Vous avez parlé d’un projet parallèle au Bloc Pot. Est-ce que vous pourriez nous en dire davantage?

Actuellement, notre objectif est de bâtir un groupe de défense des droits des amateurs de cannabis. Pour un groupe de ce genre, il nous faut des avocats, des étudiants en droit, des professeurs d’université, des hommes d’affaires et des artistes. Mon objectif ultime est que les procureurs du Québec aient des maux de tête lorsqu’ils devront faire un procès de deux semaines pour une simple possession de marijuana! Nous voudrions monter une jurisprudence solide, une expertise permettant une stratégie légale à grande échelle ainsi que mettre en place un réseau d’avocats à travers le Québec.

Qu’est-ce que tu dirais à un(e) étudiant(e) en droit que voudrait militer pour le Bloc Pot?

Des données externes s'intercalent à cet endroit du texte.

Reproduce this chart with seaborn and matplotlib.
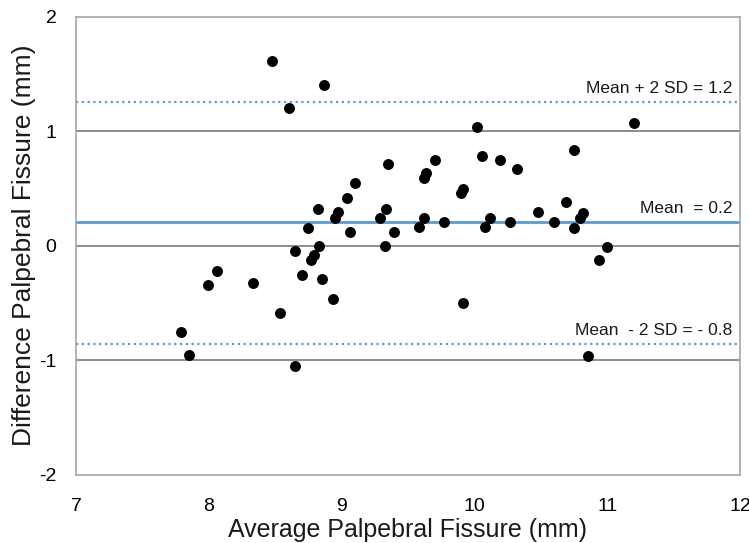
import matplotlib
matplotlib.use("Agg")
import matplotlib.pyplot as plt
import seaborn as sns
import pandas as pd

avg_fissure = [8.478, 8.604, 8.867, 8.825, 8.747, 8.651, 8.832, 8.790, 8.770, 8.062,
               7.997, 8.330, 8.704, 8.852, 8.536, 7.788, 7.848, 8.651, 10.017, 8.953,
               8.975, 9.040, 9.103, 9.063, 9.352, 9.334, 9.292, 9.397, 9.330, 9.703,
               9.636, 9.620, 9.583, 9.623, 9.774, 9.917, 9.897, 10.057, 10.193, 10.323,
               10.080, 10.117, 10.266, 8.935, 9.914, 11.204, 10.750, 10.477, 10.690, 10.600,
               10.818, 10.797, 10.750, 10.998, 10.938, 10.853]
diff_fissure = [1.613, 1.200, 1.400, 0.323, 0.152, -0.050, -0.005, -0.084, -0.125, -0.218,
                -0.340, -0.330, -0.255, -0.294, -0.585, -0.757, -0.957, -1.048, 1.034, 0.239,
                0.297, 0.420, 0.548, 0.122, 0.711, 0.323, 0.239, 0.122, -0.005, 0.746,
                0.632, 0.589, 0.161, 0.245, 0.204, 0.493, 0.458, 0.786, 0.746, 0.670,
                0.161, 0.245, 0.204, -0.463, -0.503, 1.072, 0.839, 0.297, 0.379, 0.204,
                0.288, 0.239, 0.155, -0.009, -0.128, -0.960]

mean_val = 0.21
upper_val = 1.258
lower_val = -0.856
mean_label = "Mean  = 0.2"
upper_label = "Mean + 2 SD = 1.2"
lower_label = "Mean  - 2 SD = - 0.8"

x_ticks = [7, 8, 9, 10, 11, 12]
y_ticks = [-2, -1, 0, 1, 2]
y_grid = [-1, 0, 1]

df = pd.DataFrame({"avg": avg_fissure, "diff": diff_fissure})

sns.set_theme(style="white")
plt.rcParams["font.family"] = ["Liberation Sans", "DejaVu Sans"]
plt.rcParams["axes.unicode_minus"] = False

fig = plt.figure(figsize=(7.49, 5.43), dpi=100)
ax = fig.add_axes([76 / 749, 1 - 474.7 / 543, (740 - 76) / 749, (474.7 - 16.7) / 543])

for g in y_grid:
    ax.axhline(g, color="#6e6e6e", lw=1.1, zorder=1)
ax.axhline(mean_val, color="#5b9bd5", lw=2.0, zorder=2)
ax.axhline(upper_val, color="#5b9bd5", lw=1.6, ls=(0, (1, 1.6)), zorder=2)
ax.axhline(lower_val, color="#5b9bd5", lw=1.6, ls=(0, (1, 1.6)), zorder=2)

sns.scatterplot(data=df, x="avg", y="diff", ax=ax, color="black", s=62,
                edgecolor="black", linewidth=0, zorder=3, legend=False)

ax.set_xlim(7, 12)
ax.set_ylim(-2, 2)
ax.set_xticks(x_ticks)
ax.set_xticklabels([str(t) for t in x_ticks])
ax.set_yticks(y_ticks)
ax.set_yticklabels([str(t) for t in y_ticks])
ax.tick_params(axis="both", length=0, labelsize=14, colors="black")
ax.tick_params(axis="x", pad=17)
ax.tick_params(axis="y", pad=14)

for sp in ax.spines.values():
    sp.set_color("#a6a6a6")
    sp.set_linewidth(1.2)

ax.set_xlabel("Average Palpebral Fissure (mm)", fontsize=18, color="#1a1a1a", labelpad=2)
ax.set_ylabel("Difference Palpebral Fissure (mm)", fontsize=19, color="#1a1a1a", labelpad=2)

ax.text(11.94, upper_val + 0.05, upper_label, ha="right", va="bottom", fontsize=12.5, color="#1a1a1a")
ax.text(11.94, mean_val + 0.05, mean_label, ha="right", va="bottom", fontsize=12.5, color="#1a1a1a")
ax.text(11.94, lower_val + 0.05, lower_label, ha="right", va="bottom", fontsize=12.5, color="#1a1a1a")

fig.savefig("out.png", dpi=100)
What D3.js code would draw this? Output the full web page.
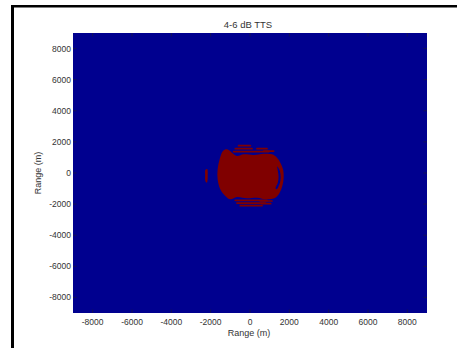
<!DOCTYPE html>
<html>
<head>
<meta charset="utf-8">
<script src="https://cdn.jsdelivr.net/npm/d3@7"></script>
<style>
    body { margin: 0; background: #fff; }
    svg { display: block; font-family: 'Liberation Sans', Arial, sans-serif; }
    .tick-label { font-size: 8.5px; fill: #333; }
    .axis-label { font-size: 9px; fill: #333; }
</style>
</head>
<body>
<svg id="chart" width="457" height="348"></svg>
<script>
    // axis ticks (m)
    const xTicks = [-8000, -6000, -4000, -2000, 0, 2000, 4000, 6000, 8000];
    const yTicks = [-8000, -6000, -4000, -2000, 0, 2000, 4000, 6000, 8000];
    const rangeExtent = [-9000, 9000];

    // main 4-6 dB TTS zone outline (x, y in m)
    const zoneOutline = [
        [-1374, 1413], [-1171, 1520], [-917, 1306], [-662, 1091], [-323, 1199],
        [185, 1156], [694, 1241], [1117, 1199], [1372, 984], [1541, 663],
        [1677, 234], [1711, -302], [1643, -837], [1507, -1266], [1287, -1587],
        [863, -1694], [355, -1587], [-154, -1630], [-662, -1545], [-1002, -1694],
        [-1256, -1480], [-1510, -1052], [-1646, -409], [-1646, 234], [-1544, 877]
    ];

    // thin gap inside the right edge of the zone
    const rightGap = [
        [1380, 420], [1500, 200], [1560, -250], [1500, -720], [1350, -1050],
        [1300, -1000], [1420, -600], [1450, -200], [1400, 250]
    ];

    // small sliver west of the zone
    const westSliver = [
        [-2270, 200], [-2180, 250], [-2150, -200], [-2190, -620], [-2260, -550], [-2280, -100]
    ];

    // streaks above and below the zone: [x start, x end, y]
    const streaks = [
        [-578, 16, 1756],
        [-747, 100, 1563],
        [355, 863, 1563],
        [-832, 948, 1370],
        [694, 1202, 1413],
        [-747, 863, -1759],
        [-662, 778, -1930],
        [-493, 609, -2102],
        [524, 1117, -1800],
        [600, 1050, -1975]
    ];

    const blue = "#00008f";
    const red = "#800000";

    const svg = d3.select("#chart");
    const x = d3.scaleLinear().domain(rangeExtent).range([73, 427]);
    const y = d3.scaleLinear().domain(rangeExtent).range([313, 33]);

    // figure frame, only top and left edges show in the picture
    svg.append("line").attr("x1", 12.5).attr("x2", 12.5).attr("y1", 5).attr("y2", 348)
        .attr("stroke", "#000").attr("stroke-width", 3);
    svg.append("line").attr("x1", 11).attr("x2", 457).attr("y1", 6.2).attr("y2", 6.2)
        .attr("stroke", "#000").attr("stroke-width", 2.5);

    svg.append("clipPath").attr("id", "plotClip")
        .append("rect").attr("x", x(-9000)).attr("y", y(9000))
        .attr("width", x(9000) - x(-9000)).attr("height", y(-9000) - y(9000));

    const plot = svg.append("g").attr("clip-path", "url(#plotClip)");
    plot.append("rect").attr("x", x(-9000)).attr("y", y(9000))
        .attr("width", x(9000) - x(-9000)).attr("height", y(-9000) - y(9000))
        .attr("fill", blue);

    const defs = svg.append("defs");
    defs.append("filter").attr("id", "soft")
        .append("feGaussianBlur").attr("stdDeviation", 0.5);

    const shape = d3.line()
        .x(d => x(d[0]))
        .y(d => y(d[1]))
        .curve(d3.curveCatmullRomClosed);

    const zone = plot.append("g").attr("filter", "url(#soft)");
    zone.append("path").attr("d", shape(zoneOutline)).attr("fill", red);
    zone.append("path").attr("d", shape(rightGap)).attr("fill", blue);
    zone.append("path").attr("d", shape(westSliver)).attr("fill", red);

    const streakWidth = y(0) - y(110);
    zone.selectAll("line.streak")
        .data(streaks)
        .enter().append("line")
        .attr("class", "streak")
        .attr("x1", d => x(d[0]))
        .attr("x2", d => x(d[1]))
        .attr("y1", d => y(d[2]))
        .attr("y2", d => y(d[2]))
        .attr("stroke", red)
        .attr("stroke-width", streakWidth)
        .attr("stroke-linecap", "round");

    // inward ticks on all four sides
    const tickLen = 3.5;
    const ticks = svg.append("g").attr("stroke", "#1a1a40").attr("stroke-width", 0.7);
    xTicks.forEach(t => {
        ticks.append("line").attr("x1", x(t)).attr("x2", x(t)).attr("y1", y(-9000)).attr("y2", y(-9000) - tickLen);
        ticks.append("line").attr("x1", x(t)).attr("x2", x(t)).attr("y1", y(9000)).attr("y2", y(9000) + tickLen);
    });
    yTicks.forEach(t => {
        ticks.append("line").attr("x1", x(-9000)).attr("x2", x(-9000) + tickLen).attr("y1", y(t)).attr("y2", y(t));
        ticks.append("line").attr("x1", x(9000)).attr("x2", x(9000) - tickLen).attr("y1", y(t)).attr("y2", y(t));
    });

    svg.selectAll("text.xtick")
        .data(xTicks)
        .enter().append("text")
        .attr("class", "tick-label xtick")
        .attr("x", d => x(d))
        .attr("y", 325)
        .attr("text-anchor", "middle")
        .text(d => d);

    svg.selectAll("text.ytick")
        .data(yTicks)
        .enter().append("text")
        .attr("class", "tick-label ytick")
        .attr("x", 71)
        .attr("y", d => y(d) + 3)
        .attr("text-anchor", "end")
        .text(d => d);

    svg.append("text").attr("class", "axis-label")
        .attr("x", x(0) - 1).attr("y", 336).attr("text-anchor", "middle")
        .text("Range (m)");

    svg.append("text").attr("class", "axis-label")
        .attr("transform", `translate(41, ${y(0)}) rotate(-90)`)
        .attr("text-anchor", "middle")
        .text("Range (m)");

    svg.append("text").attr("class", "axis-label")
        .attr("x", 248).attr("y", 27.5).attr("text-anchor", "middle")
        .style("font-size", "9.5px")
        .text("4-6 dB TTS");
</script>
</body>
</html>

Nous avons besoin d’aide juridique sur deux niveaux. Au sein du Bloc Pot, ce serait d’avancer des réflexions sur le modèle démocratique actuel et sur le rôle du DGEQ (Directeur général des élections du Québec). Ensuite, si tu veux faire du droit criminel et t’impliquer, tu peux participer au groupe de défense des droits des amateurs de cannabis que nous sommes actuellement en train de mettre en place. J’encourage les étudiant(e)s en droit à nous contacter s’ils veulent s’impliquer au sein du Bloc Pot ou dans ce groupe il y a possibilité que cet engagement devienne un stage rémunéré. Nous voulons réformer les lois sur la marijuana, mais aussi renseigner les citoyens sur la consommation responsable de cette plante verte, la plus sécuritaire des substances psychoactives connues de l’humain.